◆ Your instructions
In the entries below, locate the line with "Convert this diagram to SVG code.", then give again that line and all lines after it, exactly, with pictures omitted.

----------

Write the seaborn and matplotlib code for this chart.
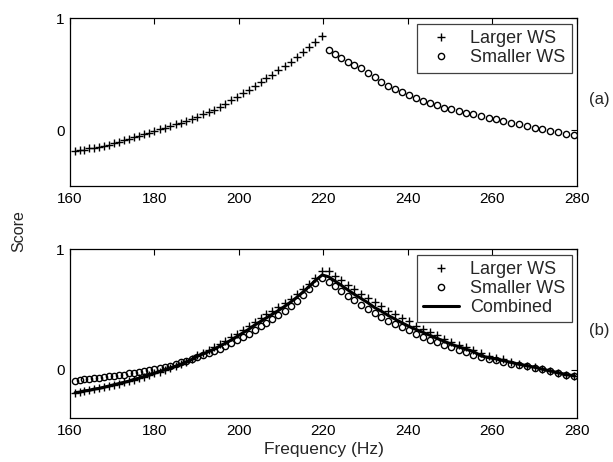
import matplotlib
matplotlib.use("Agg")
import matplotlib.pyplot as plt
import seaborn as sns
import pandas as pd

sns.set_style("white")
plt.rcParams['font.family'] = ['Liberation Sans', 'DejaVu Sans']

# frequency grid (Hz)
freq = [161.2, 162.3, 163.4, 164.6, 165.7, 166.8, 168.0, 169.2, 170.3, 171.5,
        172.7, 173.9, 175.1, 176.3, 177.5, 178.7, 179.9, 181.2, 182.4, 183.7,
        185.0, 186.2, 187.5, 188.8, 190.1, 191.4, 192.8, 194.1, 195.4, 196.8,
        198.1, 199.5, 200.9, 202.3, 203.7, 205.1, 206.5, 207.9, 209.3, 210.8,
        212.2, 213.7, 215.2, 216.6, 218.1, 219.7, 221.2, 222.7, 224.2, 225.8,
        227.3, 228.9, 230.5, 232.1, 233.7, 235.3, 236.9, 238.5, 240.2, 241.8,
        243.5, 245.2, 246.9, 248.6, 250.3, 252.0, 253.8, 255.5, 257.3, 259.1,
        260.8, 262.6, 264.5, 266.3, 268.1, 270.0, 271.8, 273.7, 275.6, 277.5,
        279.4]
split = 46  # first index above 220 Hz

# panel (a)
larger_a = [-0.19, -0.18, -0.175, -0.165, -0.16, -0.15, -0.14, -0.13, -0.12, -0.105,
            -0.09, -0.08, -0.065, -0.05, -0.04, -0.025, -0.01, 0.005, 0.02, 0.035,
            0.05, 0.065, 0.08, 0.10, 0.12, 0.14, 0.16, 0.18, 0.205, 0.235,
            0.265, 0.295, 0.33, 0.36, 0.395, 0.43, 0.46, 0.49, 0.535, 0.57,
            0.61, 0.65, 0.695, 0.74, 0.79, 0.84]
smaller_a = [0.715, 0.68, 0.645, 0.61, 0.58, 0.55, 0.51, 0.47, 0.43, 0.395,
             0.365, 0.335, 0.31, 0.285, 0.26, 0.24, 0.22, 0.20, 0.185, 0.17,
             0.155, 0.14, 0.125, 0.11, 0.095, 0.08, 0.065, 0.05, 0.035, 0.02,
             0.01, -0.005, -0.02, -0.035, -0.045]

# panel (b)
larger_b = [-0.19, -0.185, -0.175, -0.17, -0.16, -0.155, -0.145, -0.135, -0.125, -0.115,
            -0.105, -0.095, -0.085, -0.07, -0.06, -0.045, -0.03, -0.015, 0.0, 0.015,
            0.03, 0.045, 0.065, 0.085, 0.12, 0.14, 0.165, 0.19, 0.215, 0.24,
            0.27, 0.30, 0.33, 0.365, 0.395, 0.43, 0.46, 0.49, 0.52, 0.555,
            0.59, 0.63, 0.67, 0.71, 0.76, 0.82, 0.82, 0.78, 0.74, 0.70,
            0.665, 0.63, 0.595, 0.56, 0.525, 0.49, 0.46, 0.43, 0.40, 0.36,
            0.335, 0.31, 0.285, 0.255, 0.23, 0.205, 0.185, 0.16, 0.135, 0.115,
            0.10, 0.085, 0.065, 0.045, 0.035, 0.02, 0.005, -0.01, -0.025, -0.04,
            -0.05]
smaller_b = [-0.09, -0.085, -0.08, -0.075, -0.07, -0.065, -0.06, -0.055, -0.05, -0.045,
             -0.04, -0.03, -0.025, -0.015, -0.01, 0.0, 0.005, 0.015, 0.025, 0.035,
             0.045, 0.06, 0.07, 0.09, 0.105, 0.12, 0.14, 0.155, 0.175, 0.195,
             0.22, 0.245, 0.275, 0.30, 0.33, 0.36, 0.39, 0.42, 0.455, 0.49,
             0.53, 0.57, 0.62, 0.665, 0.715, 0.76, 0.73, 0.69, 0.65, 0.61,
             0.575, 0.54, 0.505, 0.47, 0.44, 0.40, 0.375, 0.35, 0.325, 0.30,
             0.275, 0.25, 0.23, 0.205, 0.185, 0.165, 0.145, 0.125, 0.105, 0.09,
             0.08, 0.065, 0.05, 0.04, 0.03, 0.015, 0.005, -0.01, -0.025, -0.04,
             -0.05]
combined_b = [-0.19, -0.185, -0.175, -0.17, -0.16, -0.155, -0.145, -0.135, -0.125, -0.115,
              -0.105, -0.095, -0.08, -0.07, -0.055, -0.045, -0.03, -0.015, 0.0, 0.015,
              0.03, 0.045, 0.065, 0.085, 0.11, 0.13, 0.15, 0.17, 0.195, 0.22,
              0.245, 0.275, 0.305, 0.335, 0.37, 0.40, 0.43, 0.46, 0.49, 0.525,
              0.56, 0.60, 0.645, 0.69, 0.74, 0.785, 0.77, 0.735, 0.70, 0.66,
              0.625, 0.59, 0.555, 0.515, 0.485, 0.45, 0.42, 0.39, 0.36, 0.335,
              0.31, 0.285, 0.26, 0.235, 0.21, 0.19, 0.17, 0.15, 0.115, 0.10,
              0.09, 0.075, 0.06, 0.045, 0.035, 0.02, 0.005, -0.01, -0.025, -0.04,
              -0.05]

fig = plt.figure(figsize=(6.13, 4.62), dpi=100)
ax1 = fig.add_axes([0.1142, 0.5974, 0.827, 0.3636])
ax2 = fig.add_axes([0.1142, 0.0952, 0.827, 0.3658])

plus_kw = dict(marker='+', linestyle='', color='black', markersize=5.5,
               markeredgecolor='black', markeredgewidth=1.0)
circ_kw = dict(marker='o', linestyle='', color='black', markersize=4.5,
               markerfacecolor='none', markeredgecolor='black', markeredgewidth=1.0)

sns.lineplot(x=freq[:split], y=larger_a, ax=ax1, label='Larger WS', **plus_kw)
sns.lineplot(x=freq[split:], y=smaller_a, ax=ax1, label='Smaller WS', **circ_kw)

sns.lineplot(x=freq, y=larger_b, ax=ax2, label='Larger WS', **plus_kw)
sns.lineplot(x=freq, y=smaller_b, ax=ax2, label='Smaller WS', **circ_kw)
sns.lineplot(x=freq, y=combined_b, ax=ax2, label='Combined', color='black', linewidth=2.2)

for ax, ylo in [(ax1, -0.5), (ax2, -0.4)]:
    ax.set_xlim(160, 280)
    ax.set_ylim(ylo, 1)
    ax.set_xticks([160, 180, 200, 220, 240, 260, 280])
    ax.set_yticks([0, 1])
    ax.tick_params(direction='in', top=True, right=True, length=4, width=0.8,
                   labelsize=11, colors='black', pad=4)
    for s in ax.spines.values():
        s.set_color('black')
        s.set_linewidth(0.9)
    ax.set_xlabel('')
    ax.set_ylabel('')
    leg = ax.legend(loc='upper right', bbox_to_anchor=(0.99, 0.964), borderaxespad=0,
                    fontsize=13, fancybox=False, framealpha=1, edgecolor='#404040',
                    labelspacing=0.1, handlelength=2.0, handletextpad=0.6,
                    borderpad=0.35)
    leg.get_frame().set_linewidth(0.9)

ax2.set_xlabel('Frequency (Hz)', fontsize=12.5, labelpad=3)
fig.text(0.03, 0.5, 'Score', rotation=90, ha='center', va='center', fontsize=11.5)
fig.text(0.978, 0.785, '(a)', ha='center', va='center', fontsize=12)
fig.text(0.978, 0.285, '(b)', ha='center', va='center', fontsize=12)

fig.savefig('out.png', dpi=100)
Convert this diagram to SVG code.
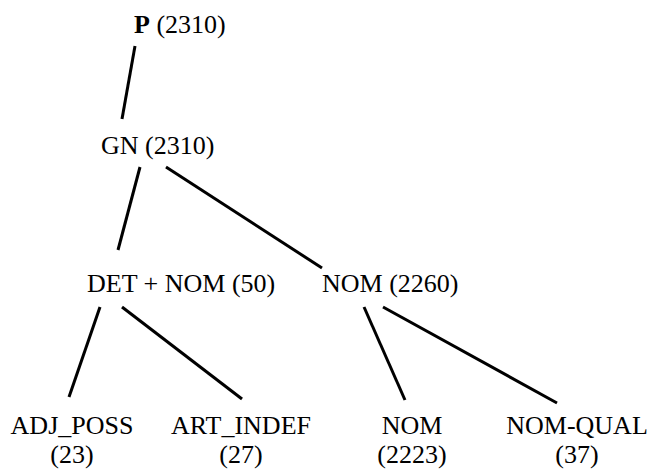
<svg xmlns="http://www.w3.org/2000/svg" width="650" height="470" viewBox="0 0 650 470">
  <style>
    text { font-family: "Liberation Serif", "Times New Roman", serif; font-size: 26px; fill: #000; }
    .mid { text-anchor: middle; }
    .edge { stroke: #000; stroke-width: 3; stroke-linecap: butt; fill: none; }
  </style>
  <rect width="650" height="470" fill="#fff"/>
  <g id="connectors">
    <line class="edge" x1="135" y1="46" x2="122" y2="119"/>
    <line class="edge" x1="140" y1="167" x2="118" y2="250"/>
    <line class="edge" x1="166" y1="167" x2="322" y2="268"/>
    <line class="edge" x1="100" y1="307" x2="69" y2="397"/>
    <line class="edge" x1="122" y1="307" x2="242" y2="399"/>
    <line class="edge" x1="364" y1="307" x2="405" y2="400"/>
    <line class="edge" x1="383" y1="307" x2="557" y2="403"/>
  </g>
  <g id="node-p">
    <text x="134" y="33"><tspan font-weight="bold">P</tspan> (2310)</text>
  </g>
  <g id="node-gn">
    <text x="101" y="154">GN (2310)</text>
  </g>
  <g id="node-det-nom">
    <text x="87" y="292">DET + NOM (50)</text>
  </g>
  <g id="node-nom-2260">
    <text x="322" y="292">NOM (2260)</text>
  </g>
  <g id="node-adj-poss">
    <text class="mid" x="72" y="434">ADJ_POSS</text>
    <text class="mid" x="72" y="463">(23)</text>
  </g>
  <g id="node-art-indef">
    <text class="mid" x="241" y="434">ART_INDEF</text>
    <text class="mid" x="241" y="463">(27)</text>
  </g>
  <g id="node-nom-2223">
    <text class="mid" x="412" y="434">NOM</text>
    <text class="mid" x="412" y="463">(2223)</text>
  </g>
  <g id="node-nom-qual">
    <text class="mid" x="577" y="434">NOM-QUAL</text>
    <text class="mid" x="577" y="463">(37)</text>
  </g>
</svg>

----------

◆ Answer to the problem
Convert this diagram to SVG code.
<svg xmlns="http://www.w3.org/2000/svg" width="650" height="470" viewBox="0 0 650 470">
  <style>
    text { font-family: "Liberation Serif", "Times New Roman", serif; font-size: 26px; fill: #000; }
    .mid { text-anchor: middle; }
    .edge { stroke: #000; stroke-width: 3; stroke-linecap: butt; fill: none; }
  </style>
  <rect width="650" height="470" fill="#fff"/>
  <g id="connectors">
    <line class="edge" x1="135" y1="46" x2="122" y2="119"/>
    <line class="edge" x1="140" y1="167" x2="118" y2="250"/>
    <line class="edge" x1="166" y1="167" x2="322" y2="268"/>
    <line class="edge" x1="100" y1="307" x2="69" y2="397"/>
    <line class="edge" x1="122" y1="307" x2="242" y2="399"/>
    <line class="edge" x1="364" y1="307" x2="405" y2="400"/>
    <line class="edge" x1="383" y1="307" x2="557" y2="403"/>
  </g>
  <g id="node-p">
    <text x="134" y="33"><tspan font-weight="bold">P</tspan> (2310)</text>
  </g>
  <g id="node-gn">
    <text x="101" y="154">GN (2310)</text>
  </g>
  <g id="node-det-nom">
    <text x="87" y="292">DET + NOM (50)</text>
  </g>
  <g id="node-nom-2260">
    <text x="322" y="292">NOM (2260)</text>
  </g>
  <g id="node-adj-poss">
    <text class="mid" x="72" y="434">ADJ_POSS</text>
    <text class="mid" x="72" y="463">(23)</text>
  </g>
  <g id="node-art-indef">
    <text class="mid" x="241" y="434">ART_INDEF</text>
    <text class="mid" x="241" y="463">(27)</text>
  </g>
  <g id="node-nom-2223">
    <text class="mid" x="412" y="434">NOM</text>
    <text class="mid" x="412" y="463">(2223)</text>
  </g>
  <g id="node-nom-qual">
    <text class="mid" x="577" y="434">NOM-QUAL</text>
    <text class="mid" x="577" y="463">(37)</text>
  </g>
</svg>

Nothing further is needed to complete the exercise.